What Changing Payment Dates Actually Costs Real People

This is not an abstract complaint about inconvenience. Miya has lost insurance policies because premiums could not be debited in time. He has forfeited free electricity coupons tied to specific payment windows. These are not luxuries; they are the small financial scaffolding that keeps a pensioner’s life from collapsing.

“The first of the month was once the best day for payments,” he said. “The consistency allowed me to plan.”

That consistency of SASSA payment dates has quietly been taken away. For grant recipients managing tight budgets with zero margin for error, a shift of even a few days can trigger a chain reaction of missed payments, cancelled policies and lost benefits that take months, if ever, to recover from.

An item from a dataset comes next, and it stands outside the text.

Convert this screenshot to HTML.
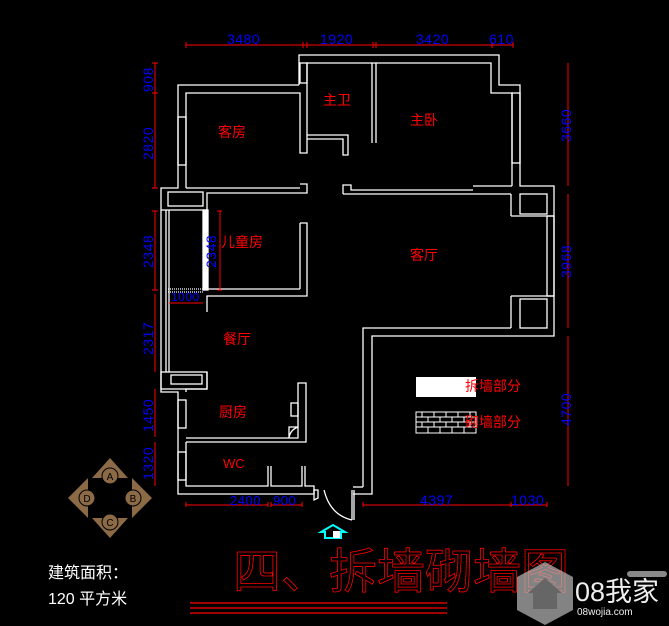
<!DOCTYPE html>
<html><head><meta charset="utf-8"><style>
html,body{margin:0;padding:0;background:#000;}
svg{display:block}
text{font-family:"Liberation Sans","Noto Sans CJK SC",sans-serif;}
</style></head><body>
<svg width="669" height="626" viewBox="0 0 669 626" xmlns="http://www.w3.org/2000/svg">
<rect width="669" height="626" fill="#000"/>
<g fill="none" stroke="#fff" stroke-width="1.3">
<polyline points="299,85 299,55 499,55 499,85 520,85 520,186 554,186 554,336 372,336 372,494 353,494"/>
<polyline points="307,93 307,63 491,63 491,93 512,93 512,186"/>
<polyline points="299,85 178,85 178,188 161,188 161,392 178,392 178,494 314,494"/>
<polyline points="186,188 186,93 300,93 300,153 307,153 307,93"/>
<line x1="186" y1="188" x2="300" y2="188"/>
<rect x="178" y="117" width="8" height="48"/>
<rect x="300" y="63" width="7" height="20"/>
<polyline points="307,135 348,135 348,155 343,155 343,139 307,139"/>
<line x1="372" y1="63" x2="372" y2="143"/>
<line x1="376" y1="63" x2="376" y2="143"/>
<rect x="512" y="93" width="8" height="70"/>
<polyline points="300,184 307,184 307,193 207,193 207,210"/>
<polyline points="343,194 343,185 351,185 351,190 473,190"/>
<line x1="473" y1="186" x2="512" y2="186"/>
<line x1="343" y1="194" x2="511" y2="194"/>
<line x1="511" y1="194" x2="511" y2="216"/>
<rect x="520" y="194" width="27" height="20"/>
<line x1="511" y1="216" x2="554" y2="216"/>
<rect x="168" y="192" width="35" height="14"/>
<line x1="161" y1="210" x2="207" y2="210"/>
<line x1="166" y1="210" x2="166" y2="372"/>
<line x1="169" y1="210" x2="169" y2="372"/>
<rect x="203" y="210" width="5" height="80" fill="#fff"/>
<line x1="168" y1="289" x2="203" y2="289" stroke-dasharray="1,1"/>
<line x1="168" y1="292" x2="203" y2="292" stroke-dasharray="1,1"/>
<polyline points="300,223 307,223 307,296 207,296 207,312"/>
<line x1="207" y1="289" x2="300" y2="289"/>
<line x1="300" y1="223" x2="300" y2="289"/>
<rect x="547" y="216" width="7" height="80"/>
<line x1="511" y1="296" x2="554" y2="296"/>
<line x1="511" y1="296" x2="511" y2="328"/>
<rect x="520" y="299" width="27" height="29"/>
<rect x="161" y="372" width="46" height="17"/>
<rect x="171" y="375" width="31" height="9"/>
<polyline points="186,392 186,389 207,389 207,372"/>
<rect x="178" y="400" width="8" height="28"/>
<rect x="178" y="452" width="8" height="28"/>
<polyline points="186,438 298,438 298,383 306,383 306,442 186,442"/>
<rect x="291" y="403" width="7" height="13"/>
<path d="M289,438 L289,427 L298,427 M289,438 Q290,430 298,427"/>
<polyline points="186,442 186,486 268,486 268,466"/>
<polyline points="271,466 271,486 302,486 302,466"/>
<polyline points="305,466 305,486 314,486 314,494"/>
<polyline points="363,487 363,328 511,328"/>
<polyline points="353,487 363,487"/>
<path d="M314,490 L314,500 L318,498 L318,490 Z"/>
<line x1="352" y1="490" x2="352" y2="520"/>
<line x1="354" y1="490" x2="354" y2="520"/>
<path d="M324,490 Q330,515 352,520"/>
</g>
<rect x="416" y="377" width="60" height="20" fill="#fff"/>
<g stroke="#fff" stroke-width="1" fill="none">
<rect x="416" y="412" width="60" height="21"/>
<line x1="416" y1="417" x2="476" y2="417"/><line x1="416" y1="422" x2="476" y2="422"/><line x1="416" y1="427" x2="476" y2="427"/>
<path d="M422,412v5M434,412v5M446,412v5M458,412v5M470,412v5M428,417v5M440,417v5M452,417v5M464,417v5M422,422v5M434,422v5M446,422v5M458,422v5M470,422v5M428,427v6M440,427v6M452,427v6M464,427v6"/>
</g>
<g fill="#f00" font-size="14">
<text x="465" y="391">拆墙部分</text>
<text x="465" y="427">砌墙部分</text>
<text x="218" y="137">客房</text>
<text x="323" y="105">主卫</text>
<text x="410" y="125">主卧</text>
<text x="221" y="247">儿童房</text>
<text x="410" y="260">客厅</text>
<text x="223" y="344">餐厅</text>
<text x="219" y="417">厨房</text>
<text x="223" y="468" font-size="13">WC</text>
</g>
<g stroke="#f00" stroke-width="1" fill="none">
<line x1="186" y1="45" x2="513" y2="45"/>
<path d="M186,42v6M303,42v6M307,42v6M373,42v6M376,42v6M492,42v6M513,42v6"/>
<line x1="155" y1="63" x2="155" y2="188"/>
<path d="M152,63h6M152,93h6M152,188h6"/>
<line x1="155" y1="211" x2="155" y2="290"/>
<path d="M152,211h6M152,290h6"/>
<line x1="155" y1="294" x2="155" y2="372"/>
<line x1="155" y1="389" x2="155" y2="437"/>
<line x1="155" y1="442" x2="155" y2="486"/>
<line x1="220" y1="211" x2="220" y2="290"/><path d="M217,211h5M217,290h5"/>
<line x1="169" y1="303" x2="203" y2="303"/>
<line x1="568" y1="63" x2="568" y2="186"/>
<line x1="568" y1="194" x2="568" y2="328"/>
<line x1="568" y1="336" x2="568" y2="486"/>
<line x1="186" y1="505" x2="268" y2="505"/>
<line x1="271" y1="505" x2="302" y2="505"/>
<line x1="363" y1="505" x2="547" y2="505"/>
<path d="M186,502v5M268,502v5M271,502v5M302,502v5M363,502v5M511,502v5M547,502v5"/>
</g>
<g fill="#0000ff" font-size="14" letter-spacing="0.5">
<text x="227" y="44">3480</text><text x="320" y="44">1920</text><text x="416" y="44">3420</text><text x="489" y="44">610</text>
<text x="230" y="505" font-size="13">2400</text><text x="273" y="505" font-size="13">900</text>
<text x="420" y="505">4397</text><text x="511" y="505">1030</text>
<text x="171" y="301" font-size="12">1000</text>
<text transform="translate(153,92) rotate(-90)">908</text>
<text transform="translate(153,160) rotate(-90)">2820</text>
<text transform="translate(153,268) rotate(-90)">2348</text>
<text transform="translate(216,268) rotate(-90)">2348</text>
<text transform="translate(153,355) rotate(-90)">2317</text>
<text transform="translate(153,432) rotate(-90)">1450</text>
<text transform="translate(153,480) rotate(-90)">1320</text>
<text transform="translate(571,142) rotate(-90)">3660</text>
<text transform="translate(571,278) rotate(-90)">3968</text>
<text transform="translate(571,426) rotate(-90)">4700</text>
</g>
<path d="M321,532 L333,525 L345,532 L341,532 L341,538 L325,538 L325,532 Z" fill="none" stroke="#0ff" stroke-width="2"/>
<rect x="333" y="531" width="7" height="7" fill="#fff"/>
<g fill="#8b6a45">
<polygon points="110,458 128,478 92,478"/>
<polygon points="110,538 128,518 92,518"/>
<polygon points="68,498 88,478 88,518"/>
<polygon points="152,498 132,478 132,518"/>
</g>
<g fill="#8b6a45" stroke="#000" stroke-width="1">
<circle cx="110" cy="476" r="8"/><circle cx="110" cy="522" r="8"/><circle cx="87" cy="498" r="8"/><circle cx="133" cy="498" r="8"/>
</g>
<g fill="#000" font-size="10" text-anchor="middle">
<text x="110" y="480">A</text><text x="110" y="526">C</text><text x="87" y="502">D</text><text x="133" y="502">B</text>
</g>
<g fill="#fff" font-size="16">
<text x="48" y="578">建筑面积：</text>
<text x="48" y="604">120 平方米</text>
</g>
<text x="233" y="588" fill="none" stroke="#f00" stroke-width="0.8" font-size="48">四、拆墙砌墙图</text>
<g stroke="#f00" stroke-width="1.3">
<line x1="190" y1="603" x2="447" y2="603"/><line x1="190" y1="608" x2="447" y2="608"/><line x1="190" y1="613" x2="447" y2="613"/>
</g>
<polygon points="545,562 573,577 573,610 545,625 517,610 517,577" fill="#bbb" opacity="0.7"/>
<path d="M528,593 L545,578 L562,593 L557,593 L557,609 L533,609 L533,593Z" fill="#666"/>
<text x="575" y="601" fill="#eee" font-size="27">08我家</text>
<text x="577" y="615" fill="#eee" font-size="10">08wojia.com</text>
<rect x="627" y="571" width="40" height="6" rx="3" fill="#888"/>
</svg>
</body></html>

R2400 That Runs Out Before Month End

Miya’s grant runs out before the month ends. He uses it primarily for food and groceries, but with food prices rising sharply over the past two years, R2400 stretches less and less each month. The cost-of-living crisis has hit pensioners particularly hard, eroding the purchasing power of fixed grant amounts that have not kept pace with inflation.

His primary request is clear: increase the grant amount. It is the same call echoing from millions of South Africans across the country who find that grants which once offered a measure of dignity now barely cover survival.

To his credit, Miya rates his overall SASSA experience as very good. His payments arrive directly into his bank account, sparing him the long queues and transport costs that burden rural recipients. Living under five kilometres from a SASSA office has made the administrative side manageable.